### Goal of the exercise
Output each entry that follows exactly. Images stay out.

### Provided information
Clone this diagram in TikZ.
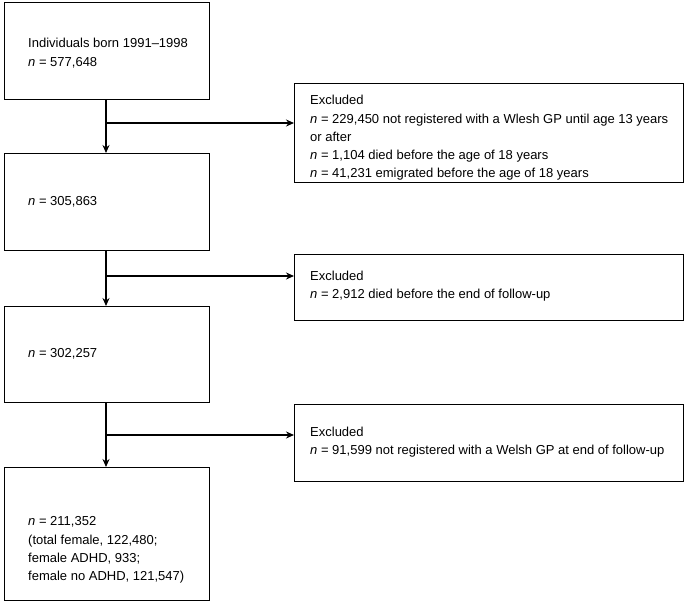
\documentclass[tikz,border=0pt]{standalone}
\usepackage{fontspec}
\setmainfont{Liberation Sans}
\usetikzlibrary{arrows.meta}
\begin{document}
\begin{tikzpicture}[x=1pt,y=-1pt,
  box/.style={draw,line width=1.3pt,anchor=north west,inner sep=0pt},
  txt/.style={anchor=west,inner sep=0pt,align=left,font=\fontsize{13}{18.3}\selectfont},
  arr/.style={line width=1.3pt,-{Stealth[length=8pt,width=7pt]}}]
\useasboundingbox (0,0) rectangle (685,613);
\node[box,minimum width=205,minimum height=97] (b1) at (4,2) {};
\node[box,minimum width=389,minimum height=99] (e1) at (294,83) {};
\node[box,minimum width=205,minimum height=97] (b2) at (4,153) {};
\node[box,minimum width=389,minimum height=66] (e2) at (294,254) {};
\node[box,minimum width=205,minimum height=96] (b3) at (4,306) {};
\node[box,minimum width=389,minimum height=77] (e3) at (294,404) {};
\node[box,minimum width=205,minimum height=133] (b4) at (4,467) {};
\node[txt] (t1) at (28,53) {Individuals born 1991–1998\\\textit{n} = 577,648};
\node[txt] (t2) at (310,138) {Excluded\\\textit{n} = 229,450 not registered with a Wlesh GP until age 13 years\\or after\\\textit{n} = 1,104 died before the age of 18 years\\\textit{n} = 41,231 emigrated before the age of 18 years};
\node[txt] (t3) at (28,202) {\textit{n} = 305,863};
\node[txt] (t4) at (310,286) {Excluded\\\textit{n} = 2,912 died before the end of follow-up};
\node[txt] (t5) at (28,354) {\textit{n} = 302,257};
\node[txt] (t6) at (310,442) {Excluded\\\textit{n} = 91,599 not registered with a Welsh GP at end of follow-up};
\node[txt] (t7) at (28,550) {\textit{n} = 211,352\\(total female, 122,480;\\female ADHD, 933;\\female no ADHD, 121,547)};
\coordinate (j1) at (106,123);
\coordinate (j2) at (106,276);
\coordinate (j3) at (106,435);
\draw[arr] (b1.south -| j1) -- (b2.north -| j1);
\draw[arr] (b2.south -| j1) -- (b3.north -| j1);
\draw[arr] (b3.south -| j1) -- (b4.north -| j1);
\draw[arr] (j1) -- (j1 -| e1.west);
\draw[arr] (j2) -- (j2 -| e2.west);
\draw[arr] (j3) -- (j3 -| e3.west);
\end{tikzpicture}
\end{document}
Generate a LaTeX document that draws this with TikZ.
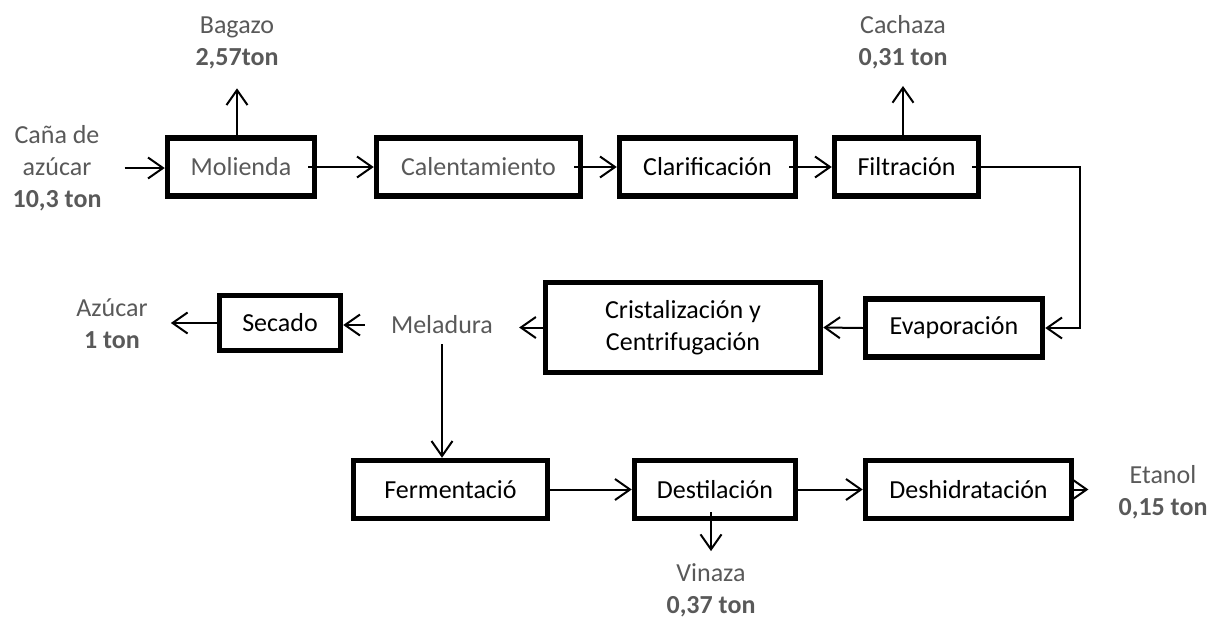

### Result for this task
Clone this diagram in TikZ.
\documentclass[tikz,border=0pt]{standalone}
\usepackage{fontspec}
\setmainfont{Liberation Sans}
\usetikzlibrary{arrows.meta}
\begin{document}
\begin{tikzpicture}[x=1pt,y=-1pt,
  box/.style={draw,line width=1.3pt,anchor=north west,inner sep=0pt},
  txt/.style={anchor=west,inner sep=0pt,align=left,font=\fontsize{13}{18.3}\selectfont},
  arr/.style={line width=1.3pt,-{Stealth[length=8pt,width=7pt]}}]
\useasboundingbox (0,0) rectangle (685,613);
\node[box,minimum width=205,minimum height=97] (b1) at (4,2) {};
\node[box,minimum width=389,minimum height=99] (e1) at (294,83) {};
\node[box,minimum width=205,minimum height=97] (b2) at (4,153) {};
\node[box,minimum width=389,minimum height=66] (e2) at (294,254) {};
\node[box,minimum width=205,minimum height=96] (b3) at (4,306) {};
\node[box,minimum width=389,minimum height=77] (e3) at (294,404) {};
\node[box,minimum width=205,minimum height=133] (b4) at (4,467) {};
\node[txt] (t1) at (28,53) {Individuals born 1991–1998\\\textit{n} = 577,648};
\node[txt] (t2) at (310,138) {Excluded\\\textit{n} = 229,450 not registered with a Wlesh GP until age 13 years\\or after\\\textit{n} = 1,104 died before the age of 18 years\\\textit{n} = 41,231 emigrated before the age of 18 years};
\node[txt] (t3) at (28,202) {\textit{n} = 305,863};
\node[txt] (t4) at (310,286) {Excluded\\\textit{n} = 2,912 died before the end of follow-up};
\node[txt] (t5) at (28,354) {\textit{n} = 302,257};
\node[txt] (t6) at (310,442) {Excluded\\\textit{n} = 91,599 not registered with a Welsh GP at end of follow-up};
\node[txt] (t7) at (28,550) {\textit{n} = 211,352\\(total female, 122,480;\\female ADHD, 933;\\female no ADHD, 121,547)};
\coordinate (j1) at (106,123);
\coordinate (j2) at (106,276);
\coordinate (j3) at (106,435);
\draw[arr] (b1.south -| j1) -- (b2.north -| j1);
\draw[arr] (b2.south -| j1) -- (b3.north -| j1);
\draw[arr] (b3.south -| j1) -- (b4.north -| j1);
\draw[arr] (j1) -- (j1 -| e1.west);
\draw[arr] (j2) -- (j2 -| e2.west);
\draw[arr] (j3) -- (j3 -| e3.west);
\end{tikzpicture}
\end{document}
Generate a LaTeX document that draws this with TikZ.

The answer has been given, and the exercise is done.